Nel 2010 Prince ha assunto una nuova sezione ritmica (il bassista Tal Wilkenfeld e il batterista Chris Coleman) e, mentre suonava con loro nel suo studio di Paisley Park, ha registrato diversi brani strumentali semi-improvvisati fortemente influenzati dal jazz e dal funk degli anni '70. Dopodiché ci ha aggiunto testi da un lato impegnati e dall’altro giocosi, raffigurando una nazione fatta di persone illuse che lo status di individuo libero coincida con quello di consumatore.
Dopo aver terminato Welcome 2 America (ammesso che fosse effettivamente finito, cosa di cui alcuni dei suoi collaboratori non sono così sicuri), Prince ha intrapreso il tour di due anni Welcome 2..., nel quale però le canzoni dell’album (e solo alcune) rappresentavano una minima parte della scaletta. E l’album non uscì. Eppure, pur non essendo tra i migliori in assoluto della sua vasta e geniale produzione, non è nemmeno tra i peggiori, soprattutto se paragonato ad altri lavori di quel periodo.
La title track è uno di quei pezzi con i quali a cadenza regolare Prince faceva il punto sullo “stato del mondo” (come Sign O' The Times o Planet Earth), e contiene frecciate contro la gente affetta da dipendenza da iPhone e le aspiranti celebrità.
Running Game (Son of a Slave Master) rivisita un altro dei temi ricorrenti di Prince: il problema dello sfruttamento del lavoro creativo da parte di corporazioni avide e miopi.

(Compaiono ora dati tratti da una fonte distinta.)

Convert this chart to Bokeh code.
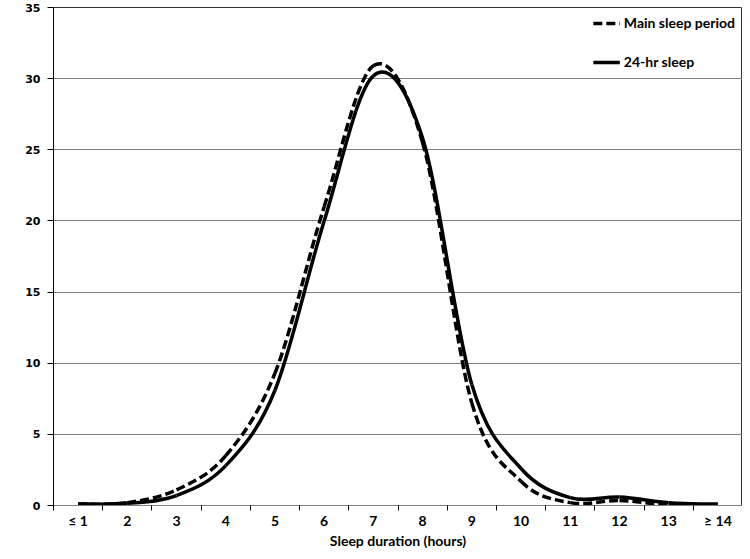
import numpy as np
from bokeh.plotting import figure
from bokeh.models import (ColumnDataSource, Range1d, FixedTicker, Legend, LegendItem, Label)
from bokeh.embed import file_html
from bokeh.resources import INLINE

# ---- data ----
categories = ["≤ 1", "2", "3", "4", "5", "6", "7", "8", "9", "10", "11", "12", "13", "≥ 14"]
main_sleep = [0.1, 0.2, 1.1, 3.5, 9.3, 21.0, 30.9, 25.5, 7.2, 1.7, 0.2, 0.35, 0.05, 0.05]
sleep_24hr = [0.1, 0.15, 0.7, 2.8, 8.1, 20.0, 30.2, 25.8, 8.5, 2.6, 0.55, 0.6, 0.2, 0.1]
y_ticks = [0, 5, 10, 15, 20, 25, 30, 35]

xpos = np.arange(1, len(categories) + 1, dtype=float)


def smooth_segments(x, y):
    """Bezier segments through the data points (Excel-like smoothed line)."""
    x = np.asarray(x, float)
    y = np.asarray(y, float)
    n = len(x)
    d = dict(x0=[], y0=[], x1=[], y1=[], cx0=[], cy0=[], cx1=[], cy1=[])
    for i in range(n - 1):
        i0 = max(i - 1, 0)
        i3 = min(i + 2, n - 1)
        d["x0"].append(x[i]); d["y0"].append(y[i])
        d["x1"].append(x[i + 1]); d["y1"].append(y[i + 1])
        d["cx0"].append(x[i] + (x[i + 1] - x[i0]) / 6.0)
        d["cy0"].append(y[i] + (y[i + 1] - y[i0]) / 6.0)
        d["cx1"].append(x[i + 1] - (x[i3] - x[i]) / 6.0)
        d["cy1"].append(y[i + 1] - (y[i3] - y[i]) / 6.0)
    return ColumnDataSource(d)


p = figure(width=742, height=551, output_backend="svg", toolbar_location=None,
           x_range=Range1d(0.5, len(categories) + 0.5), y_range=Range1d(0, 35),
           min_border_left=53, min_border_right=0, min_border_top=7, min_border_bottom=0)

p.background_fill_color = "white"
p.border_fill_color = "white"
p.outline_line_color = "#333333"
p.outline_line_width = 1

# grid
p.xgrid.grid_line_color = None
p.ygrid.grid_line_color = "#7f7f7f"
p.ygrid.grid_line_width = 1
p.ygrid.ticker = FixedTicker(ticks=y_ticks)

# y axis
p.yaxis.ticker = FixedTicker(ticks=y_ticks)
p.yaxis.axis_line_color = "black"
p.yaxis.major_tick_out = 6
p.yaxis.major_tick_in = 0
p.yaxis.minor_tick_line_color = None
p.yaxis.major_label_text_font = "DejaVu Sans"
p.yaxis.major_label_text_font_style = "bold"
p.yaxis.major_label_text_font_size = "11px"
p.yaxis.major_label_text_color = "black"
p.yaxis.major_label_standoff = 7

# x axis
p.xaxis.ticker = FixedTicker(ticks=list(xpos), minor_ticks=list(np.arange(0.5, len(categories) + 1, 1.0)))
p.xaxis.major_label_overrides = {float(xv): lab for xv, lab in zip(xpos, categories)}
p.xaxis.major_label_overrides.update({int(xv): lab for xv, lab in zip(xpos, categories)})
p.xaxis.axis_line_color = "#7f7f7f"
p.xaxis.major_tick_line_color = None
p.xaxis.major_tick_out = 0
p.xaxis.major_tick_in = 0
p.xaxis.minor_tick_line_color = "black"
p.xaxis.minor_tick_out = 5
p.xaxis.minor_tick_in = 0
p.xaxis.major_label_text_font = "Lato"
p.xaxis.major_label_text_font_style = "bold"
p.xaxis.major_label_text_font_size = "14px"
p.xaxis.major_label_text_color = "black"
p.xaxis.major_label_standoff = 1
p.xaxis.axis_label = "Sleep duration (hours)"
p.xaxis.axis_label_text_font = "Lato"
p.xaxis.axis_label_text_font_style = "bold"
p.xaxis.axis_label_text_font_size = "14px"
p.xaxis.axis_label_text_color = "black"
p.xaxis.axis_label_standoff = 0

# "%" label
p.add_layout(Label(x=0.5, y=17.5, x_offset=-38, text="%", text_font="DejaVu Sans",
                   text_font_style="bold", text_font_size="11px", text_color="black",
                   text_align="center", text_baseline="middle"))

# curves
src_main = smooth_segments(xpos, main_sleep)
src_24 = smooth_segments(xpos, sleep_24hr)
p.bezier(x0="x0", y0="y0", x1="x1", y1="y1", cx0="cx0", cy0="cy0", cx1="cx1", cy1="cy1",
         source=src_24, line_color="black", line_width=3.5)
p.bezier(x0="x0", y0="y0", x1="x1", y1="y1", cx0="cx0", cy0="cy0", cx1="cx1", cy1="cy1",
         source=src_main, line_color="black", line_width=3.5, line_dash="9 4")

# legend proxies (no visible data)
leg_main = p.line(x=[np.nan], y=[np.nan], line_color="black", line_width=3.5, line_dash="9 4")
leg_24 = p.line(x=[np.nan], y=[np.nan], line_color="black", line_width=3.5)

legend = Legend(items=[LegendItem(label="Main sleep period", renderers=[leg_main], index=0),
                       LegendItem(label="24-hr sleep", renderers=[leg_24], index=0)],
                location="top_right", border_line_color=None, background_fill_alpha=0,
                padding=0, margin=7, spacing=22, glyph_width=27, glyph_height=16,
                label_height=16, label_standoff=4,
                label_text_font="Lato", label_text_font_style="bold",
                label_text_font_size="14px", label_text_color="black")
p.add_layout(legend)

open("out.html", "w").write(file_html(p, INLINE))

Dopodiché Welcome 2 America procede con altre dieci canzoni che spesso combinano musica rilassata e sbarazzina con testi pungenti, sempre con la spinta verso una risoluzione gioiosa e pacifica (lo dice lui stesso in 1000 Light Years from Here, “I'm talkin' about a peaceful resolution”), quindi nulla a che vedere con le devastazioni portate avanti sotto l’insegna del Black Lives Matter.

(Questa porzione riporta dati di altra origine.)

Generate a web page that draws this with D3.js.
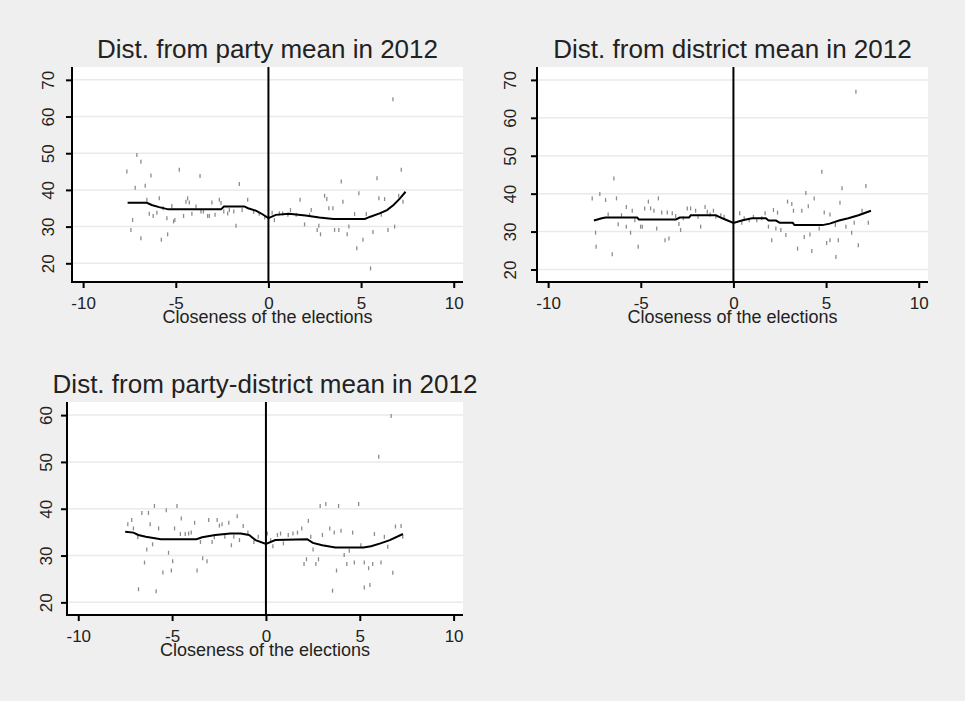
<!DOCTYPE html>
<html>
<head>
<meta charset="utf-8">
<script src="https://cdn.jsdelivr.net/npm/d3@7"></script>
<style>
  body { margin: 0; background: #efefef; }
  text { font-family: "Liberation Sans", Arial, sans-serif; fill: #222; }
</style>
</head>
<body>
<div id="chart"></div>
<script>
// tick labels
var xTicks = [-10, -5, 0, 5, 10];
var yTicksTop = [20, 30, 40, 50, 60, 70];
var yTicksBottom = [20, 30, 40, 50, 60];
var xLabel = "Closeness of the elections";

// panel 1: Dist. from party mean in 2012
var partyX = [-7.64, -7.42, -7.33, -7.19, -7.1, -6.88, -6.88, -6.65, -6.56, -6.43, -6.34, -6.22, -6.02, -5.89, -5.78, -5.68,
  -5.48, -5.44, -5.21, -5.12, -5.05, -4.81, -4.58, -4.45, -4.36, -4.27, -4.13, -3.91, -3.69, -3.64, -3.51, -3.28, -3.19,
  -3.05, -2.88, -2.65, -2.56, -2.41, -2.2, -2.11, -1.87, -1.75, -1.57, -1.42, -1.12, -0.8, -0.5, -0.2,
  0.2, 0.32, 0.59, 0.77, 1.05, 1.19, 1.5, 1.71, 1.95, 2.22, 2.31, 2.63, 2.72, 2.81, 3.03, 3.15, 3.26, 3.48, 3.57, 3.8,
  3.93, 4.02, 4.25, 4.34, 4.65, 4.77, 4.88, 5.1, 5.28, 5.51, 5.64, 5.86, 5.96, 6.09, 6.27, 6.45, 6.72, 6.81, 7.03, 7.17, 7.26];
var partyY = [45, 29.1, 31.8, 40.6, 49.5, 47.7, 26.8, 41.1, 37.3, 33.5, 43.9, 32.9, 33.8, 37.7, 26.4, 35,
  32.3, 27.9, 35.6, 31.4, 31.8, 45.5, 32.9, 36.8, 37.7, 36.6, 33.5, 35.5, 43.8, 34.1, 34.1, 32.9, 32.9,
  36.6, 33.2, 37.3, 36.4, 34.1, 33.6, 34.5, 34.1, 30.2, 41.6, 34.5, 37.3, 34, 33.5, 32.5,
  33.8, 31.8, 33.6, 33.6, 33.2, 34.5, 33.2, 37.3, 30.6, 33.2, 34.5, 29.1, 30.2, 27.9, 38.4, 37.5, 35, 35, 29.1, 29.1,
  42.3, 36.8, 27.9, 30, 33.4, 24.1, 39.1, 26.4, 33.4, 18.6, 28.5, 43.2, 37.7, 33.2, 37.5, 29.1, 64.7, 30, 38.4, 45.5, 36.8];
var partyFitX = [-7.6, -6.56, -6.3, -5.9, -5.4, -2.56, -2.4, -1.3, -1.1, -0.65, -0.3, 0, 0.4, 1.1, 2.0, 2.75, 3.5, 5.2, 5.5,
  6.0, 6.4, 6.75, 7.1, 7.4];
var partyFitY = [36.5, 36.5, 35.9, 35.3, 34.7, 34.7, 35.5, 35.5, 35.0, 34.3, 33.3, 32.3, 33.2, 33.5, 33.0, 32.5, 32.1, 32.1, 32.7,
  33.6, 34.5, 35.9, 37.7, 39.5];

// panel 2: Dist. from district mean in 2012
var districtX = [-7.62, -7.44, -7.41, -7.21, -6.9, -6.76, -6.54, -6.45, -6.31, -6.22, -6.04, -5.78, -5.78, -5.55, -5.46, -5.32,
  -5.14, -5.01, -4.92, -4.79, -4.59, -4.47, -4.29, -4.14, -4.05, -3.87, -3.69, -3.57, -3.48, -3.3, -3.12, -2.94, -2.85,
  -2.7, -2.49, -2.31, -2.04, -1.91, -1.77, -1.53, -1.41, -1.26, -1.08, -0.95, -0.68, -0.5,
  0.34, 0.45, 0.58, 0.85, 1.08, 1.26, 1.53, 1.71, 1.89, 2.07, 2.16, 2.38, 2.29, 2.56, 2.83, 2.92, 3.15, 3.24, 3.46, 3.69,
  3.82, 3.91, 4.04, 4.13, 4.23, 4.36, 4.63, 4.77, 4.9, 5.03, 5.21, 5.21, 5.5, 5.53, 5.66, 5.75, 5.86, 6.07, 6.38, 6.52,
  6.61, 6.74, 6.94, 7.15, 7.28];
var districtY = [38.75, 29.7, 26, 39.9, 38.3, 34.5, 24, 44, 38.75, 31.9, 34.3, 36.5, 31.3, 29.7, 35.5, 33,
  26, 31.3, 31.3, 36.1, 37.9, 36.1, 35.5, 30.8, 38.75, 35, 27.7, 35, 28.2, 34.8, 34.1, 32, 30.4,
  33.5, 36.1, 36.1, 35.5, 33.9, 31.3, 36.5, 35.2, 34.5, 35.5, 33.9, 34.3, 33.9,
  34.8, 32.3, 33.5, 33, 33.9, 33, 33.5, 34.8, 31.3, 27.7, 35.7, 35, 30.8, 30.4, 29.1, 37.9, 37.3, 35.5, 25.5, 35.5,
  28.6, 40.2, 36.7, 29.2, 24.9, 38.75, 30.8, 45.8, 35, 27, 34.5, 27.7, 31.7, 23.3, 27.7, 37.6, 41.4, 31.3, 29.7, 32.3,
  66.9, 26.4, 35.5, 42, 32.3];
var districtFitX = [-7.53, -7.1, -6.9, -5.2, -5.1, -3.1, -2.9, -2.4, -2.3, -0.95, -0.6, 0, 0.5, 1.0, 1.75, 1.9, 2.3, 2.5, 3.2,
  3.3, 4.8, 5.2, 5.7, 6.2, 6.75, 7.42];
var districtFitY = [32.9, 33.5, 33.7, 33.7, 33.2, 33.2, 33.7, 33.7, 34.3, 34.3, 33.5, 32.3, 33.0, 33.5, 33.5, 32.9, 32.9, 32.3, 32.3,
  31.7, 31.7, 32.1, 32.9, 33.5, 34.3, 35.5];

// panel 3: Dist. from party-district mean in 2012
var pdX = [-7.36, -7.15, -7.06, -6.83, -6.79, -6.61, -6.47, -6.35, -6.26, -6.17, -6.04, -5.94, -5.85, -5.72, -5.49, -5.31,
  -5.19, -5.04, -4.97, -4.87, -4.74, -4.56, -4.51, -4.3, -4.12, -3.98, -3.8, -3.67, -3.49, -3.37, -3.14, -3.05, -2.87,
  -2.75, -2.6, -2.48, -2.34, -2.19, -1.98, -1.84, -1.71, -1.53, -1.41, -1.21, -0.96, -0.64, -0.41,
  0.07, 0.25, 0.37, 0.61, 0.78, 0.93, 1.19, 1.44, 1.68, 1.91, 2.03, 2.16, 2.26, 2.39, 2.51, 2.66, 2.8, 2.89, 3.01, 3.19,
  3.4, 3.55, 3.64, 3.76, 3.87, 4, 4.17, 4.31, 4.44, 4.62, 4.71, 4.94, 5.06, 5.24, 5.24, 5.47, 5.54, 5.69, 5.78, 6.01,
  6.13, 6.31, 6.49, 6.67, 6.76, 6.9, 7.2, 7.29];
var pdY = [36.7, 37.6, 35.8, 33.9, 22.8, 39.1, 28.5, 31.3, 39.1, 36.7, 32.4, 40.6, 22.4, 35.8, 26.4, 39.7,
  30.6, 26.8, 28.8, 35.8, 40.6, 34.6, 37.9, 34.6, 34.7, 34.9, 37, 26.8, 32.9, 29.4, 28.8, 37.6, 32.9,
  33.9, 37.6, 36.4, 36.7, 34, 37, 32.2, 34, 38.4, 33.3, 36.3, 34.9, 32.9, 34,
  34.7, 33.3, 32, 34.4, 34.7, 32.6, 34.4, 34.7, 34.9, 35.8, 28.2, 29.2, 37.4, 34, 31.3, 28.2, 29.2, 40.6, 34.4, 41,
  35.8, 22.5, 34.9, 26.8, 40.6, 35.3, 30.1, 28.2, 31, 34.9, 28.5, 41, 32.2, 28.5, 23.2, 27.3, 23.7, 28.2, 34.6, 51.1,
  28.5, 34, 31.9, 59.8, 26.3, 36.2, 36.3, 34];
var pdFitX = [-7.5, -7.06, -6.8, -6.4, -5.6, -3.7, -3.4, -2.7, -1.9, -1.35, -0.9, -0.55, 0, 0.5, 2.2, 2.5, 3.0, 3.7, 5.2,
  5.6, 6.1, 6.6, 7.3];
var pdFitY = [35.1, 34.9, 34.4, 34.0, 33.5, 33.5, 33.9, 34.4, 34.7, 34.7, 34.4, 33.3, 32.5, 33.3, 33.5, 32.7, 32.2, 31.7, 31.7,
  32.0, 32.6, 33.3, 34.6];

var panels = [
  { title: "Dist. from party mean in 2012", left: 72, right: 463, top: 67, bottom: 282, yDomain: [14.9, 73.5],
    yTicks: yTicksTop, labelGap: 18, xs: partyX, ys: partyY, fx: partyFitX, fy: partyFitY },
  { title: "Dist. from district mean in 2012", left: 537, right: 928, top: 67, bottom: 282, yDomain: [16.7, 73.4],
    yTicks: yTicksTop, labelGap: 21, xs: districtX, ys: districtY, fx: districtFitX, fy: districtFitY },
  { title: "Dist. from party-district mean in 2012", left: 67, right: 463, top: 402, bottom: 615, yDomain: [17.3, 62.8],
    yTicks: yTicksBottom, labelGap: 15, xs: pdX, ys: pdY, fx: pdFitX, fy: pdFitY }
];

var svg = d3.select("#chart")
  .append("svg")
  .attr("width", 965)
  .attr("height", 701);

svg.append("rect")
  .attr("width", 965)
  .attr("height", 701)
  .attr("fill", "#efefef");

panels.forEach(function (p) {
  var x = d3.scaleLinear().domain([-10.6, 10.5]).range([p.left, p.right]);
  var y = d3.scaleLinear().domain(p.yDomain).range([p.bottom, p.top]);
  var g = svg.append("g");

  // white plot region
  g.append("rect")
    .attr("x", p.left)
    .attr("y", p.top)
    .attr("width", p.right - p.left)
    .attr("height", p.bottom - p.top)
    .attr("fill", "#ffffff");

  // gridlines
  g.selectAll(".grid")
    .data(p.yTicks)
    .enter().append("line")
    .attr("x1", p.left)
    .attr("x2", p.right)
    .attr("y1", function (d) { return y(d); })
    .attr("y2", function (d) { return y(d); })
    .attr("stroke", "#eaeaea")
    .attr("stroke-width", 1.5);

  // scatter: small vertical tick markers
  g.selectAll(".pt")
    .data(p.xs.map(function (v, i) { return [v, p.ys[i]]; }))
    .enter().append("line")
    .attr("x1", function (d) { return x(d[0]); })
    .attr("x2", function (d) { return x(d[0]); })
    .attr("y1", function (d) { return y(d[1]) - 2; })
    .attr("y2", function (d) { return y(d[1]) + 2; })
    .attr("stroke", "#8c8c8c")
    .attr("stroke-width", 1.3);

  // vertical line at zero
  g.append("line")
    .attr("x1", x(0))
    .attr("x2", x(0))
    .attr("y1", p.top)
    .attr("y2", p.bottom)
    .attr("stroke", "#000")
    .attr("stroke-width", 2);

  // smoothed fit
  var line = d3.line()
    .x(function (d) { return x(d[0]); })
    .y(function (d) { return y(d[1]); });
  g.append("path")
    .datum(p.fx.map(function (v, i) { return [v, p.fy[i]]; }))
    .attr("d", line)
    .attr("fill", "none")
    .attr("stroke", "#000")
    .attr("stroke-width", 2);

  // axes
  var xAxis = d3.axisBottom(x).tickValues(xTicks).tickSize(6)
    .tickFormat(function (d) { return String(d); });
  var gx = g.append("g")
    .attr("transform", "translate(0," + p.bottom + ")")
    .call(xAxis);
  gx.select(".domain").remove();
  gx.append("line")
    .attr("x1", p.left - 1)
    .attr("x2", p.right)
    .attr("stroke", "#000")
    .attr("stroke-width", 2);
  gx.selectAll(".tick line").attr("stroke", "#000").attr("stroke-width", 2);
  gx.selectAll(".tick text")
    .attr("y", 27)
    .attr("dy", null)
    .style("font-size", "17px")
    .style("font-family", "'Liberation Sans', Arial, sans-serif")
    .attr("fill", "#333");

  var yAxis = d3.axisLeft(y).tickValues(p.yTicks).tickSize(6)
    .tickFormat(function (d) { return String(d); });
  var gy = g.append("g")
    .attr("transform", "translate(" + p.left + ",0)")
    .call(yAxis);
  gy.select(".domain").remove();
  gy.append("line")
    .attr("y1", p.top)
    .attr("y2", p.bottom + 1)
    .attr("stroke", "#000")
    .attr("stroke-width", 2);
  gy.selectAll(".tick line").attr("stroke", "#000").attr("stroke-width", 2);
  gy.selectAll(".tick text")
    .attr("x", null)
    .attr("dy", null)
    .attr("transform", "translate(" + (-p.labelGap) + ",0) rotate(-90)")
    .style("text-anchor", "middle")
    .style("font-size", "17px")
    .style("font-family", "'Liberation Sans', Arial, sans-serif")
    .attr("fill", "#333");

  // titles
  g.append("text")
    .attr("x", (p.left + p.right) / 2)
    .attr("y", p.top - 9)
    .attr("text-anchor", "middle")
    .style("font-size", "26px")
    .text(p.title);

  // axis title sits just under the tick labels, as in the source
  g.append("text")
    .attr("x", (p.left + p.right) / 2)
    .attr("y", p.bottom + 41)
    .attr("text-anchor", "middle")
    .style("font-size", "18px")
    .attr("fill", "#333")
    .text(xLabel);
});
</script>
</body>
</html>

Tornando al quesito iniziale e ricorrente: perché Prince non ha pubblicato questa miscela di musica divertente e vitale? Nemmeno chi era nella cerchia ristretta di Prince sembra conoscere la risposta. Ma non può sfuggire che un album così pieno di giusta critica riguardo ai valori americani sia stato registrato durante il primo mandato da presidente di Obama. Strumentalizzando al contrario (ma in maniera più fondata) rispetto a ciò che vari stanno provando a fare ora, si potrebbe dire che forse Prince non voleva disturbare il “manovratore” sottolineando che alla propaganda su “hope” e “change” non erano seguiti fatti concreti. Ma non volendo farlo, e non ritenendo giusto speculare sull’imperscrutabile e ormai purtroppo irrecuperabile pensiero dell’artista, c’è solo una cosa da dire: Prince non era e non sarà mai incasellabile e, se proprio volete mettervi sul suo stesso piano ideologico, diventate testimoni di Geova. Perché Prince lo era di sicuro.